The other day I had a rare moment to tune in to a news show and was reminded of the Texas-sized “gyre” of plastic debris that has formed in my beloved Pacific Ocean. The newscasters did the usual treatment of the subject. They brought out the now-famous Charles Moore whose chance encounter with the patch turned him into the “little guy” activist who is effectively tormenting the big plastic producers. Then they brought out the tormented spokesman for the plastics industry, direct from his office with a view of the capitol dome, to say that the whole thing was more hysteria than fact.
I offered two responses to this reminder as an introduction to our PM for the second Sunday of Lent last night.
1) We live in an ocean of spiritual trash. Like poor albatrosses who fill their bellies with bottlecaps and die, we are tempted to fill our spirits (and bellies) with trash. It is deadly.

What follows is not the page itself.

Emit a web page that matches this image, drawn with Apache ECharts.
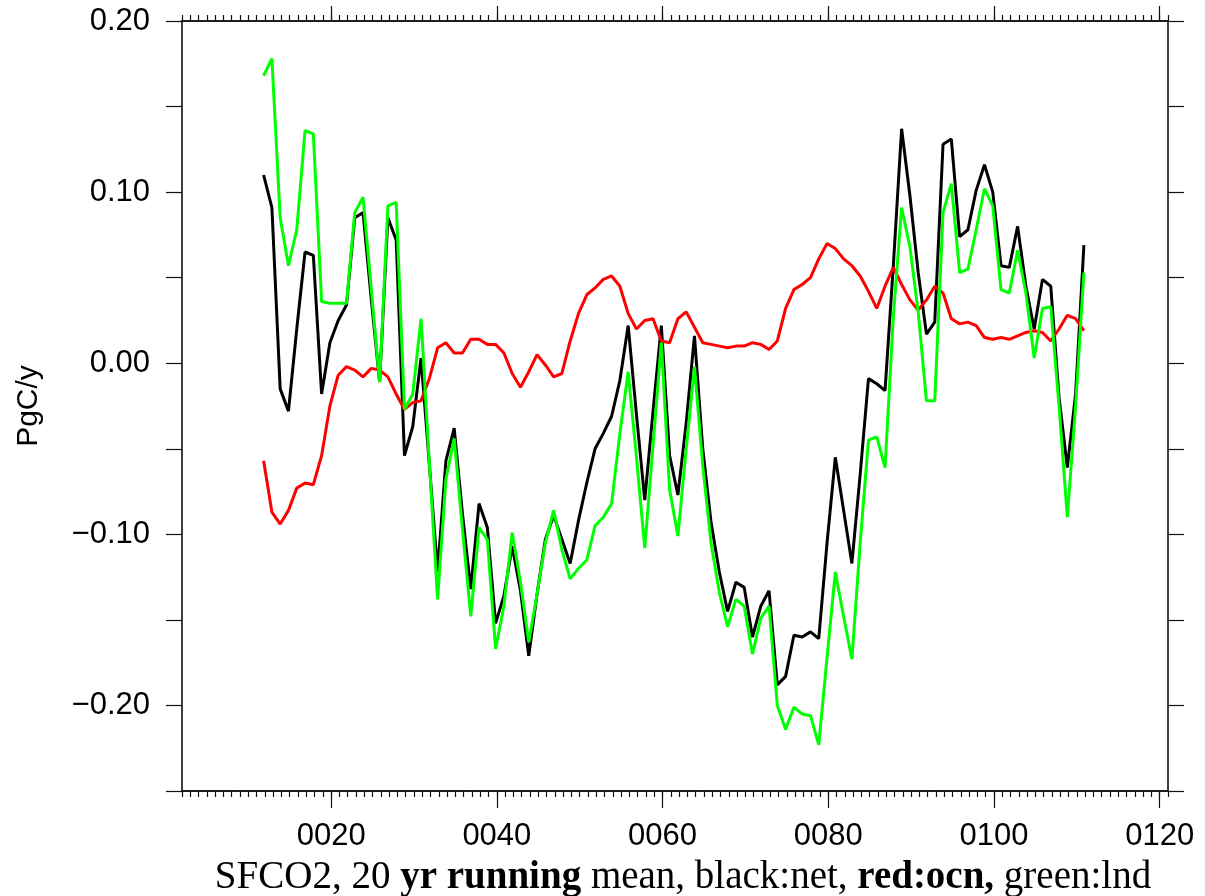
<!DOCTYPE html>
<html>
<head>
<meta charset="utf-8">
<script src="https://cdn.jsdelivr.net/npm/echarts@6/dist/echarts.min.js"></script>
<style>
  html, body { margin: 0; padding: 0; background: #fff; }
  #chart { width: 1205px; height: 896px; }
</style>
</head>
<body>
<div id="chart"></div>
<script>
// Positions (model years) of the 20-yr running-mean points
const years = Array.from({ length: 100 }, (_, i) => 11.85 + i);

// black: net
const net = [
  0.110, 0.091, -0.015, -0.028, 0.020, 0.065, 0.063, -0.018, 0.012, 0.025,
  0.034, 0.085, 0.088, 0.037, -0.011, 0.085, 0.072, -0.054, -0.037, 0.003,
  -0.059, -0.122, -0.057, -0.038, -0.088, -0.132, -0.082, -0.096, -0.152, -0.136,
  -0.107, -0.133, -0.171, -0.135, -0.103, -0.089, -0.103, -0.117, -0.092, -0.070,
  -0.050, -0.041, -0.031, -0.010, 0.022, -0.030, -0.080, -0.028, 0.022, -0.054,
  -0.077, -0.035, 0.016, -0.050, -0.093, -0.122, -0.145, -0.128, -0.131, -0.160,
  -0.142, -0.133, -0.188, -0.183, -0.159, -0.160, -0.157, -0.161, -0.105, -0.055,
  -0.086, -0.117, -0.065, -0.009, -0.012, -0.016, 0.057, 0.137, 0.098, 0.053,
  0.017, 0.024, 0.128, 0.131, 0.074, 0.078, 0.101, 0.116, 0.100, 0.057,
  0.056, 0.080, 0.045, 0.020, 0.049, 0.045, -0.020, -0.061, -0.018, 0.069
];

// red: ocn
const ocn = [
  -0.057, -0.087, -0.094, -0.086, -0.073, -0.070, -0.071, -0.054, -0.025, -0.007,
  -0.002, -0.004, -0.008, -0.003, -0.004, -0.008, -0.018, -0.027, -0.023, -0.022,
  -0.009, 0.009, 0.012, 0.006, 0.006, 0.014, 0.014, 0.011, 0.011, 0.006,
  -0.006, -0.014, -0.005, 0.005, -0.001, -0.008, -0.006, 0.013, 0.029, 0.040,
  0.044, 0.049, 0.051, 0.045, 0.029, 0.020, 0.025, 0.026, 0.013, 0.012,
  0.026, 0.030, 0.021, 0.012, 0.011, 0.010, 0.009, 0.010, 0.010, 0.012,
  0.011, 0.008, 0.013, 0.032, 0.043, 0.046, 0.050, 0.061, 0.070, 0.067,
  0.061, 0.057, 0.051, 0.042, 0.032, 0.045, 0.056, 0.046, 0.037, 0.031,
  0.037, 0.045, 0.041, 0.026, 0.023, 0.024, 0.022, 0.015, 0.014, 0.015,
  0.014, 0.016, 0.018, 0.019, 0.018, 0.013, 0.020, 0.028, 0.026, 0.019
];

// green: lnd
const lnd = [
  0.168, 0.178, 0.085, 0.057, 0.078, 0.136, 0.134, 0.036, 0.035, 0.035,
  0.035, 0.088, 0.097, 0.043, -0.011, 0.092, 0.094, -0.027, -0.018, 0.026,
  -0.058, -0.138, -0.068, -0.044, -0.097, -0.148, -0.096, -0.103, -0.167, -0.142,
  -0.099, -0.128, -0.163, -0.135, -0.105, -0.086, -0.109, -0.126, -0.120, -0.115,
  -0.095, -0.090, -0.082, -0.041, -0.005, -0.055, -0.108, -0.048, 0.012, -0.074,
  -0.101, -0.050, -0.002, -0.060, -0.105, -0.134, -0.154, -0.138, -0.142, -0.170,
  -0.149, -0.142, -0.200, -0.214, -0.201, -0.205, -0.206, -0.223, -0.172, -0.122,
  -0.148, -0.173, -0.105, -0.045, -0.043, -0.061, 0.027, 0.091, 0.068, 0.030,
  -0.022, -0.022, 0.088, 0.105, 0.053, 0.055, 0.078, 0.102, 0.092, 0.043,
  0.041, 0.066, 0.041, 0.003, 0.032, 0.033, -0.025, -0.090, -0.025, 0.053
];

// Tick values
const xMajorTicks = [20, 40, 60, 80, 100, 120];
const xMinorTicks = Array.from({ length: 120 }, (_, i) => 2 + i);
const yLabelValues = [0.20, 0.10, 0.00, -0.10, -0.20];

const X_MIN = 2, X_MAX = 121;
const Y_MIN = -0.25, Y_MAX = 0.20, Y_STEP = 0.05;

const SANS = 'Liberation Sans';
const SERIF = 'Liberation Serif';
const AXIS_COLOR = '#111';

function pairs(vals) { return vals.map((v, i) => [years[i], v]); }

function xAxisDef(pos, ticks, len, labels) {
  return {
    type: 'value', position: pos, min: X_MIN, max: X_MAX,
    axisLine: { show: true, onZero: false, lineStyle: { color: AXIS_COLOR, width: 1.6 } },
    axisTick: { show: true, inside: false, length: len, customValues: ticks,
                lineStyle: { color: AXIS_COLOR, width: 1.2 } },
    axisLabel: labels ? {
      show: true, customValues: xMajorTicks, margin: 30,
      fontFamily: SANS, fontSize: 31, color: '#000',
      formatter: v => String(Math.round(v)).padStart(4, '0')
    } : { show: false },
    splitLine: { show: false }
  };
}

function yAxisDef(pos, labels) {
  return {
    type: 'value', position: pos, min: Y_MIN, max: Y_MAX, interval: Y_STEP,
    name: labels ? 'PgC/y' : '', nameLocation: 'middle', nameGap: 138,
    nameTextStyle: { fontFamily: SANS, fontSize: 30, color: '#000' },
    axisLine: { show: true, onZero: false, lineStyle: { color: AXIS_COLOR, width: 1.6 } },
    axisTick: { show: true, inside: false, length: 16, lineStyle: { color: AXIS_COLOR, width: 1.2 } },
    axisLabel: labels ? {
      show: true, margin: 32, showMaxLabel: true, showMinLabel: true,
      fontFamily: SANS, fontSize: 31, color: '#000',
      formatter: v => {
        const c = Math.round(v * 100);
        if (c % 10 !== 0) return '';
        const s = (Math.abs(c) / 100).toFixed(2);
        return c < 0 ? '\u2212' + s : s;
      }
    } : { show: false },
    splitLine: { show: false }
  };
}

const chart = echarts.init(document.getElementById('chart'), null, { renderer: 'canvas' });

chart.setOption({
  backgroundColor: '#fff',
  animation: false,
  title: {
    left: 678, top: 853, textAlign: 'center',
    text: '{n|SFCO2, 20 }{b|yr running}{n| mean, black:net, }{b|red:ocn,}{n| green:lnd}',
    textStyle: {
      rich: {
        n: { fontFamily: SERIF, fontSize: 39, color: '#000', fontWeight: 'normal' },
        b: { fontFamily: SERIF, fontSize: 39, color: '#000', fontWeight: 'bold' }
      }
    }
  },
  grid: { left: 182, right: 37, top: 21, bottom: 105, containLabel: false },
  xAxis: [
    xAxisDef('bottom', xMajorTicks, 17, true),
    xAxisDef('bottom', xMinorTicks, 6, false),
    xAxisDef('top', xMajorTicks, 15, false),
    xAxisDef('top', xMinorTicks, 6, false)
  ],
  yAxis: [yAxisDef('left', true), yAxisDef('right', false)],
  series: [
    { name: 'net', type: 'line', data: pairs(net), showSymbol: false, xAxisIndex: 0, yAxisIndex: 0,
      lineStyle: { color: '#000000', width: 3 }, itemStyle: { color: '#000' }, z: 2 },
    { name: 'ocn', type: 'line', data: pairs(ocn), showSymbol: false, xAxisIndex: 0, yAxisIndex: 0,
      lineStyle: { color: '#ff0000', width: 3 }, itemStyle: { color: '#f00' }, z: 3 },
    { name: 'lnd', type: 'line', data: pairs(lnd), showSymbol: false, xAxisIndex: 0, yAxisIndex: 0,
      lineStyle: { color: '#00ff00', width: 3 }, itemStyle: { color: '#0f0' }, z: 4 }
  ]
});
</script>
</body>
</html>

2) Like the news show gave me a way to stand back and see what was going on, and also gave me a moment to stand back and interpret the meaning of the Pacific Garbage Patch, I am always in need of places in which to “stand back” and see the reality in which I live – whether it is an environmentally degraded earth or a spiritually-degraded society (which go together, don’t they?).
In Jesus, we have a place to stand. Paul says it vividly in Romans 5: “We have been justified through faith, we have peace with God through our Lord Jesus Christ, through whom we have gained access by faith into this grace in which we now stand.” From the vantage point of grace we can see our situation and interpret it.
Lent is a season for getting some distance from the daily trash and seeing where we live and what we have become. Like researchers, we open up our spiritual stomachs and see whether we have ingested “bottle caps” of nonsense from the world. We need a long season for this practice, since humans are prone to actually believing that filling the ocean with undegradable plastic debris is no big deal. I had a personal experience of this one time while visiting Eleuthera. Our place came with a deserted stretch of seaward beach, which was spectacular. But the beach was filled with plastic debris and other detritus from ships. We were astounded at the quantity. It took a while before we could enjoy the beach with the debris. But we managed to tune out the degradation. Humans adapt to trash well. During Lent we fast from our adaptation to sin and death and take our brave stand in grace.
Our weekly PMs are similar places to stand. We need to find some distance to find some connection. We need to step away from our daily lives in order to find the meaning of our daily lives. Some people choose detachment, others choose immersion. We choose a rhythm of distancing that saves us from giving up or giving in. On our spiritual ‘island” of grace we can see the debris, rather than eat it. We learn to better differentiate among the bits of data and communication that masquerade as sustenance but are really filling our lives with undegradable nothingness.